As intended, Love Fame Tragedy will flow unhindered into the world. One track a month, starting in midsummer, will compile into a debut four-track EP of adventurous, uninhibited alt-pop running the gamut from infectious industrial synth-pop (‘My Cheating Heart’) to chrome-plated electro-blues (‘Backflip’) and pure 21st Century pop in ‘Pills’, a song Murph describes as “a really fucked up Murph version of Robyn’s ‘Dancing On My Own’. The project has clearly blown wide Murph’s musical horizons - he even considers forthcoming track ‘Everything Effects Me Now’ as “my attempt at Don Henley’s ‘Boys Of Summer’… I don’t think I’d be getting away with that in any other scenario”. Yet, at its core, Love Fame Tragedy bears all the hallmarks of Murph’s classic synth-pop confessionals, where hedonism, responsibility, anxiety and the fragility of love collide.
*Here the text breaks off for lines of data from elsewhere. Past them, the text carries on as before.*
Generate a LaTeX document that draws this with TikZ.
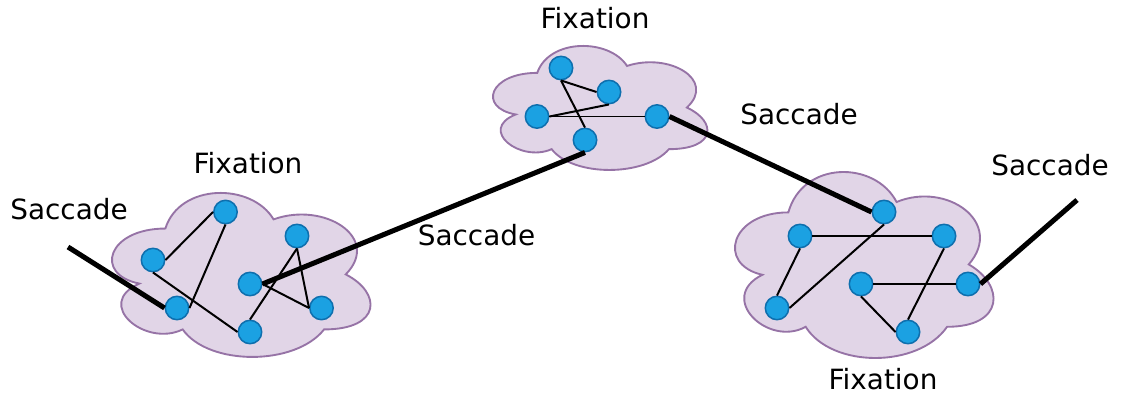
\documentclass[tikz,border=0pt]{standalone}
\usepackage{fontspec}
\setmainfont{DejaVu Sans}
\usetikzlibrary{%
  arrows,%
  calc%
}
\tikzset{>=latex}

\definecolor{cloudfill}{HTML}{E1D5E7}
\definecolor{cloudedge}{HTML}{9673A6}
\definecolor{dotfill}{HTML}{1BA1E2}
\definecolor{dotedge}{HTML}{0E6FAE}

\tikzset{%
  cloudline/.style={fill=cloudfill,draw=cloudedge,line width=1.6pt},
  gazept/.style={circle,fill=dotfill,draw=dotedge,line width=1.3pt,
    minimum size=20pt,inner sep=0pt},
  gaze/.style={line width=1.7pt},
  saccade/.style={line width=4.3pt},
  lbl/.style={anchor=base,inner sep=0pt,font=\fontsize{23.8}{28}\selectfont}
}

% cloud: left, top, width, height
\newcommand{\fixcloud}[4]{%
  \begin{scope}[shift={(#1,#2)},x={(#3*0.03cm,0pt)},y={(0pt,-#4*0.03cm)}]
    \draw[cloudline] (0.25,0.25)
      .. controls (0.05,0.25) and (0,0.5) .. (0.16,0.55)
      .. controls (0,0.66) and (0.18,0.9) .. (0.31,0.8)
      .. controls (0.4,1) and (0.7,1) .. (0.8,0.8)
      .. controls (1,0.8) and (1,0.6) .. (0.875,0.5)
      .. controls (1,0.3) and (0.8,0.1) .. (0.625,0.2)
      .. controls (0.55,0) and (0.3,0) .. (0.25,0.25) -- cycle;
  \end{scope}}

\begin{document}
\begin{tikzpicture}[x=0.03cm,y=-0.03cm]
    \useasboundingbox (0,0) rectangle (1121,396);

    \fixcloud{93.2}{182.7}{288.6}{183.4}
    \fixcloud{477.4}{38.2}{239.4}{138.7}
    \fixcloud{716.2}{160.4}{288.6}{208}

    \node[gazept] (a1) at (225.5,212) {};
    \node[gazept] (a2) at (153,260) {};
    \node[gazept] (a3) at (177,308) {};
    \node[gazept] (a4) at (250,332) {};
    \node[gazept] (a5) at (297,236) {};
    \node[gazept] (a6) at (250,284) {};
    \node[gazept] (a7) at (321.5,308) {};

    \node[gazept] (b1) at (561,68) {};
    \node[gazept] (b2) at (609,92) {};
    \node[gazept] (b3) at (537,116.5) {};
    \node[gazept] (b4) at (585,140) {};
    \node[gazept] (b5) at (657,116.5) {};

    \node[gazept] (c1) at (884,212) {};
    \node[gazept] (c2) at (800,236) {};
    \node[gazept] (c3) at (944,236) {};
    \node[gazept] (c4) at (777,308) {};
    \node[gazept] (c5) at (861,284) {};
    \node[gazept] (c6) at (968,284) {};
    \node[gazept] (c7) at (908,332) {};

    \draw[gaze] (a2.east) -- (a1.west);
    \draw[gaze] (a1.south) -- (a3.east);
    \draw[gaze] (a2.south) -- (a4.west);
    \draw[gaze] (a4.north) -- (a5.south);
    \draw[gaze] (a5.south) -- (a7.west);
    \draw[gaze] (a6.east) -- (a7.west);

    \draw[gaze] (b1.south) -- (b2.west);
    \draw[gaze] (b1.south) -- (b4.north);
    \draw[gaze] (b3.east) -- (b2.south);
    \draw[gaze] (b3.east) -- (b5.west);

    \draw[gaze] (c2.east) -- (c3.west);
    \draw[gaze] (c2.south) -- (c4.north);
    \draw[gaze] (c4.east) -- (c1.south);
    \draw[gaze] (c3.south) -- (c7.north);
    \draw[gaze] (c5.east) -- (c6.west);
    \draw[gaze] (c5.south) -- (c7.west);

    \coordinate (sacstart) at (68,247);
    \coordinate (sacend) at (1077,200);
    \draw[saccade] (sacstart) -- (a3.west);
    \draw[saccade] (a6.east) -- (b4.south);
    \draw[saccade] (b5.east) -- (c1.west);
    \draw[saccade] (c6.east) -- (sacend);

    \node[lbl] (fixleft) at (248,173) {Fixation};
    \node[lbl] (fixtop) at (595,29) {Fixation};
    \node[lbl] (fixbottom) at (883,389) {Fixation};
    \node[lbl] (sacleft) at (69,219) {Saccade};
    \node[lbl] (sacmidleft) at (476.5,245) {Saccade};
    \node[lbl] (sacmidright) at (799,124) {Saccade};
    \node[lbl] (sacright) at (1050,175) {Saccade};
\end{tikzpicture}
\end{document}
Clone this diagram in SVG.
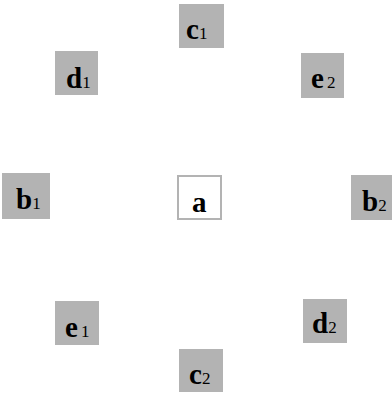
<svg xmlns="http://www.w3.org/2000/svg" width="392" height="393" viewBox="0 0 392 393">
<style>
.g{fill:#b3b3b3;stroke:none}
.w{fill:#ffffff;stroke:#b3b3b3;stroke-width:2}
.t{font-family:"Liberation Serif","Times New Roman",serif;font-size:29px;font-weight:bold;fill:#000}
.s{font-size:17px;font-weight:normal}
</style>
<rect width="392" height="393" fill="#ffffff"/>
<g id="connectors"></g>
<g id="c1"><rect class="g" x="179" y="4" width="45" height="44"/><text class="t" x="186" y="39">c<tspan class="s">1</tspan></text></g>
<g id="d1"><rect class="g" x="55" y="51" width="43" height="44"/><text class="t" x="66" y="88">d<tspan class="s">1</tspan></text></g>
<g id="e2"><rect class="g" x="301" y="53" width="43" height="45"/><text class="t" x="311" y="88">e<tspan class="s" dx="3">2</tspan></text></g>
<g id="b1"><rect class="g" x="2" y="173" width="48" height="46"/><text class="t" x="16" y="209">b<tspan class="s">1</tspan></text></g>
<g id="a"><rect class="w" x="178" y="176" width="43" height="43"/><text class="t" x="192" y="212">a</text></g>
<g id="b2"><rect class="g" x="351" y="175" width="41" height="45"/><text class="t" x="362" y="211">b<tspan class="s">2</tspan></text></g>
<g id="e1"><rect class="g" x="55" y="301" width="44" height="44"/><text class="t" x="65" y="337">e<tspan class="s" dx="3">1</tspan></text></g>
<g id="d2"><rect class="g" x="303" y="299" width="44" height="44"/><text class="t" x="312" y="333">d<tspan class="s">2</tspan></text></g>
<g id="c2"><rect class="g" x="179" y="349" width="44" height="43"/><text class="t" x="189" y="384">c<tspan class="s">2</tspan></text></g>
</svg>
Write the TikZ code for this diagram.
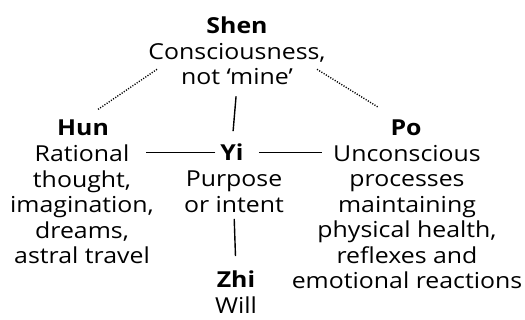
\documentclass[tikz,border=0pt]{standalone}
\usepackage{fontspec}
\setmainfont{Open Sans}[FakeStretch=1.13]
\usepackage{tikz}
\usetikzlibrary{positioning,calc}

\begin{document}
\begin{tikzpicture}[x=1pt,y=1pt,
    every node/.style={inner sep=0pt, align=center, font=\fontsize{22}{25.5}\selectfont},
    title/.style={anchor=base, font=\fontsize{22}{25.5}\selectfont\bfseries},
    txt/.style={anchor=north},
    link/.style={line width=1.4pt},
    dotlink/.style={line width=1.4pt, dash pattern=on 1.1pt off 1.5pt}]
    \useasboundingbox (0,0) rectangle (525,320);

    % Shen on top
    \node[txt] (shen) at (237,303) {\textbf{Shen}\\Consciousness,\\not ‘mine’};

    % Hun
    \node[title] (hun) at (83,184) {Hun};
    \node[txt] (hunTxt) at (82,175) {Rational\\thought,\\imagination,\\dreams,\\astral travel};

    % Yi in the middle
    \node[title] (yi) at (232,159) {Yi};
    \node[txt] (yiTxt) at (234,149) {Purpose\\or intent};

    % Po
    \node[title] (po) at (406,184) {Po};
    \node[txt] (poTxt) at (407,175) {Unconscious\\processes\\maintaining\\physical health,\\reflexes and\\emotional reactions};

    % Zhi at the bottom
    \node[txt] (zhi) at (236,49) {\textbf{Zhi}\\Will};

    % links
    \draw[link, shorten <=11pt, shorten >=13pt] (shen.south) -- (yi.north);
    \draw[link, shorten <=6pt, shorten >=15pt] (yiTxt.south) -- (zhi.north);
    \draw[link, shorten <=5pt, shorten >=-8pt] (yi.west) -- (yi.west -| hunTxt.east);
    \draw[link, shorten <=15pt, shorten >=-30pt] (yi.east) -- (yi.east -| poTxt.west);

    % dotted links from Shen
    \draw[dotlink] ([shift={(-80,16)}]shen.south) -- ([shift={(14,10)}]hun.north);
    \draw[dotlink] ([shift={(80,16)}]shen.south) -- ([shift={(-28,13)}]po.north);
\end{tikzpicture}
\end{document}
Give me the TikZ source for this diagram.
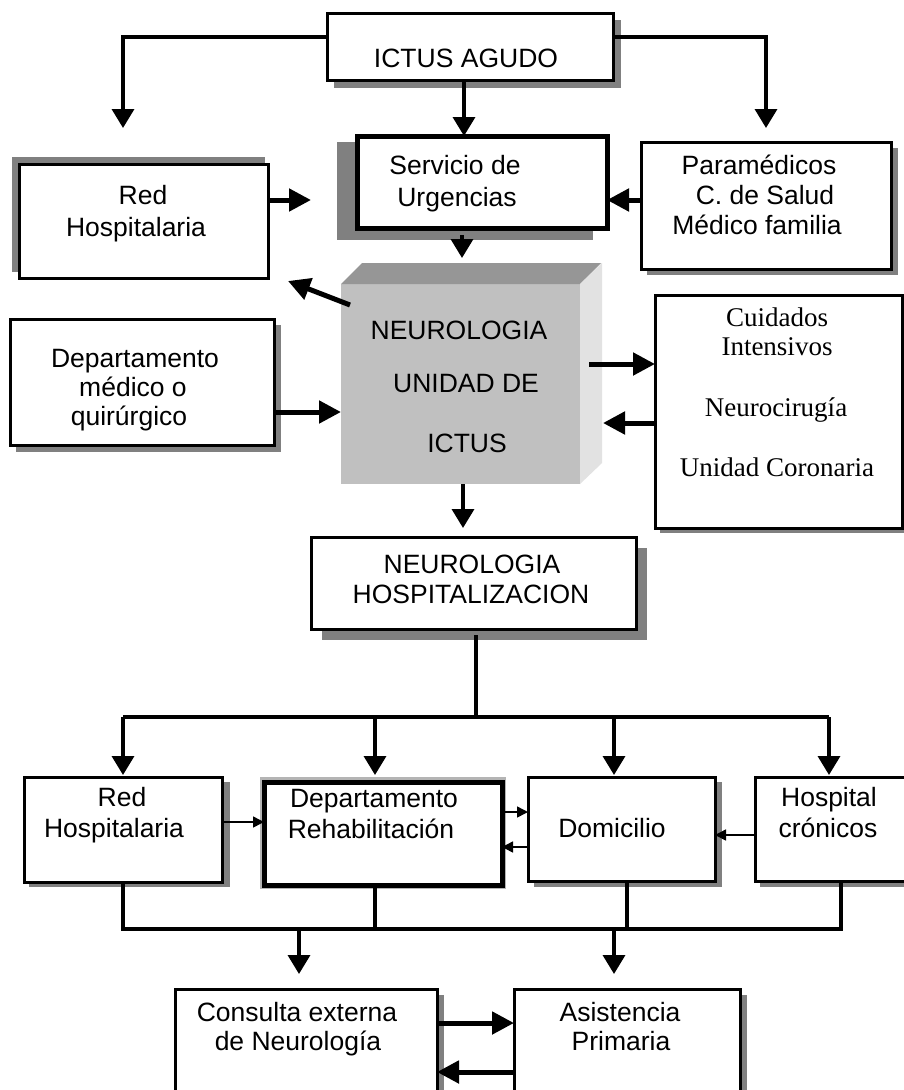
\documentclass[tikz,border=0pt]{standalone}
\usepackage{fontspec}
\setmainfont{Liberation Sans}
\newfontfamily\timesfont{Liberation Serif}
\usetikzlibrary{arrows.meta,calc}
\definecolor{shd}{HTML}{808080}
\definecolor{lightshd}{HTML}{B4B4B4}
\definecolor{cubefront}{HTML}{C0C0C0}
\definecolor{cubetop}{HTML}{969696}
\definecolor{cubeside}{HTML}{E2E2E2}
\newcommand\mkbox[6][]{%
  \node[box,#1,minimum width={(#5-#3)*1pt},minimum height={(#6-#4)*1pt}] (#2) at ({(#3+#5)/2},{(#4+#6)/2}) {};}
\begin{document}
\begin{tikzpicture}[x=1pt,y=-1pt,
  box/.style={draw, line width=3pt, fill=white, inner sep=0pt, outer sep=0pt},
  thickbox/.style={line width=5pt},
  shadowfill/.style={fill=shd},
  big/.style={-{Triangle[width=22pt,length=19pt]}, line width=3.5pt},
  fat/.style={-{Triangle[width=22pt,length=22pt]}, line width=5pt},
  thinarr/.style={-{Triangle[width=11pt,length=11pt]}, line width=1.5pt},
  bar/.style={line width=3.5pt},
  lbl/.style={font=\fontsize{26.5}{30}\selectfont, anchor=base, inner sep=0pt},
  slbl/.style={font=\timesfont\fontsize{27}{31}\selectfont, anchor=base, inner sep=0pt},
]
\path[use as bounding box] (0,0) rectangle (904,1090);
\clip (0,0) rectangle (904,1090);
\fill[white] (0,0) rectangle (904,1090);

% ---------- shadows ----------
\fill[shadowfill] (334,20) rectangle (621,88);
\fill[shadowfill] (337,142) rectangle (593,240);
\fill[shadowfill] (12,157) rectangle (265,272);
\fill[shadowfill] (647,148) rectangle (898,275);
\fill[shadowfill] (16,325) rectangle (281,452);
\fill[shadowfill] (660,300) rectangle (910,533);
\fill[shadowfill] (322,548) rectangle (647,640);
\fill[shadowfill] (29,782) rectangle (230,887);
\fill[lightshd] (260,777) rectangle (506,889);
\fill[shadowfill] (534,782) rectangle (722,887);
\fill[shadowfill] (760,782) rectangle (915,887);
\fill[shadowfill] (181,995) rectangle (444,1100);
\fill[shadowfill] (520,995) rectangle (747,1100);

% ---------- boxes ----------
\mkbox{ictus}{327}{13}{613}{80}
\mkbox[thickbox]{serv}{357}{136}{607}{228}
\mkbox{redt}{19}{164}{268}{278}
\mkbox{param}{641}{142}{891}{269}
\mkbox{dmq}{10}{319}{274}{445}
\mkbox{cuid}{655}{295}{902}{528}
\mkbox{hosp}{311}{537}{636}{629}
\mkbox{red2}{24}{777}{222}{882}
\mkbox[thickbox]{reh}{264}{782}{502}{885}
\mkbox{dom}{528}{777}{715}{881}
\mkbox{cron}{755}{777}{915}{881}
\mkbox{cons}{175}{989}{437}{1100}
\mkbox{asis}{514}{989}{740}{1100}

% ---------- cube ----------
\node[fill=cubefront, inner sep=0pt, outer sep=0pt, minimum width=239pt, minimum height=200pt] (cube) at (460.5,384) {};
\fill[cubetop] (cube.north west) -- ++(21,-21) -- ++(239,0) -- (cube.north east) -- cycle;
\fill[cubeside] (cube.north east) -- ++(22,-21) -- ++(0,200) -- (cube.south east) -- cycle;

% ---------- texts ----------
\node[lbl] (t-ictus) at (466,67) {ICTUS AGUDO};
\node[lbl] (t-serv1) at (455,174) {Servicio de};
\node[lbl] (t-serv2) at (457,206) {Urgencias};
\node[lbl] (t-redt1) at (143,204) {Red};
\node[lbl] (t-redt2) at (136,236) {Hospitalaria};
\node[lbl] (t-par1) at (759,174) {Paramédicos};
\node[lbl] (t-par2) at (765,204) {C. de Salud};
\node[lbl] (t-par3) at (757,234) {Médico familia};
\node[lbl] (t-cube1) at (459,339) {NEUROLOGIA};
\node[lbl] (t-cube2) at (466,392) {UNIDAD DE};
\node[lbl] (t-cube3) at (467,452) {ICTUS};
\node[lbl] (t-dmq1) at (135,367) {Departamento};
\node[lbl] (t-dmq2) at (133,396) {médico o};
\node[lbl] (t-dmq3) at (129,425) {quirúrgico};
\node[slbl] (t-cuid1) at (777,326) {Cuidados};
\node[slbl] (t-cuid2) at (777,355) {Intensivos};
\node[slbl] (t-cuid3) at (776,416) {Neurocirugía};
\node[slbl] (t-cuid4) at (777,476) {Unidad Coronaria};
\node[lbl] (t-hosp1) at (472,573) {NEUROLOGIA};
\node[lbl] (t-hosp2) at (471,603) {HOSPITALIZACION};
\node[lbl] (t-red21) at (122,806) {Red};
\node[lbl] (t-red22) at (114,837) {Hospitalaria};
\node[lbl] (t-reh1) at (374,807) {Departamento};
\node[lbl] (t-reh2) at (371,838) {Rehabilitación};
\node[lbl] (t-dom) at (612,837) {Domicilio};
\node[lbl] (t-cron1) at (829,806) {Hospital};
\node[lbl] (t-cron2) at (828,837) {crónicos};
\node[lbl] (t-cons1) at (297,1021) {Consulta externa};
\node[lbl] (t-cons2) at (298,1050) {de Neurología};
\node[lbl] (t-asis1) at (620,1021) {Asistencia};
\node[lbl] (t-asis2) at (621,1050) {Primaria};

% ---------- connectors ----------
\coordinate (tipL) at (123,128);
\coordinate (tipR) at (766,128);
\coordinate (redtip) at (311,200);
\draw[big] (ictus.west |- 0,37) -| (tipL);
\draw[big] (ictus.east |- 0,37) -| (tipR);
\draw[big] (ictus.south -| 464,0) -- (serv.north -| 464,0);
\draw[fat] (redt.east |- redtip) -- (redtip);
\draw[fat] (param.west |- 0,200) -- (serv.east |- 0,200);
\draw[big] ($(serv.south -| 462,0)+(0,7)$) -- ($(cube.north -| 462,0)+(0,-26)$);
\draw[fat] ($(cube.north west)+(9,21)$) -- ($(redt.south east)+(20,3)$);
\draw[fat] (dmq.east |- 0,412) -- (cube.west |- 0,412);
\draw[fat] ($(cube.east |- 0,364)+(9,0)$) -- (cuid.west |- 0,364);
\draw[fat] (cuid.west |- 0,423) -- ($(cube.east |- 0,423)+(23,0)$);
\draw[big] (cube.south -| 463,0) -- ($(hosp.north -| 463,0)+(0,-9)$);

\coordinate (busTop) at (476,717);
\draw[bar] ($(hosp.south -| busTop)+(0,6)$) -- (busTop);
\draw[bar] (red2.north |- busTop) -- (busTop -| 829,0);
\draw[big] (red2.north |- busTop) -- ($(red2.north)+(0,-2)$);
\draw[big] (busTop -| 375,0) -- ($(reh.north -| 375,0)+(0,-7)$);
\draw[big] (busTop -| 614,0) -- ($(dom.north -| 614,0)+(0,-2)$);
\draw[big] (busTop -| 829,0) -- ($(cron.north -| 829,0)+(0,-2)$);

\draw[thinarr] (red2.east |- 0,822) -- (reh.west |- 0,822);
\draw[thinarr] (reh.east |- 0,812) -- (dom.west |- 0,812);
\draw[thinarr] (dom.west |- 0,847) -- (reh.east |- 0,847);
\draw[thinarr] (cron.west |- 0,835) -- (dom.east |- 0,835);

\coordinate (lb) at (476,929);
\draw[bar] (red2.south) -- (red2.south |- lb) -- (lb -| 841,0) -- (cron.south -| 841,0);
\draw[bar] (reh.south -| 375,0) -- (lb -| 375,0);
\draw[bar] (dom.south -| 627,0) -- (lb -| 627,0);
\draw[big] (lb -| 299,0) -- ($(cons.north -| 299,0)+(0,-15)$);
\draw[big] (lb -| 614,0) -- ($(asis.north -| 614,0)+(0,-15)$);

\draw[fat] (cons.east |- 0,1023) -- (asis.west |- 0,1023);
\draw[fat] (asis.west |- 0,1072) -- (cons.east |- 0,1072);
\end{tikzpicture}
\end{document}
‘Brand New Brain’ finds him losing it in a haze of wild mania (“did I push it to the limit, did I throw a rock at your car?”) and, come the regretful dawn, struggling to hold his relationship together: “it’s taking it way too far and having to claw your way back into whatever normality there was before… A lot of the songs are trying to make sense of the surrounding world and why I do certain things the way I do them”. ‘Pills’ concerns the comedown hollowness when the drugs - medicinal or recreational - stop working. And ‘Backflip’ and ‘My Cheating Heart’ dissect disintegrating relationships; the former a portrait of a dysfunctional affair between the damaged and the lonely (“we’re just a poorly-timed backflip”), the latter an autobiographical glance back at Murph’s early days of living in America, roaming San Francisco gorging on the Californian “money, women, cars” rock’n’roll lifestyle. “It’s looking back on those times with a slight smirk on my face,” Murph explains, “and dealing with monogamy as a way of life. Maybe I should write a song about polyamory for a change,” he laughs.
Content to work both alone and with the odd friendly musical partner, including Bastille’s Dan Smith for the next batch of tracks, who knows who else, or what else, Love Fame Tragedy will involve.
“It was about trying to find as many new ideas and do as many new things as possible,” Murph says. “Different feelings and vibes and tempos to songs than I’d normally do, feeling more creative.” What follows love, fame and tragedy? We’d bank on success.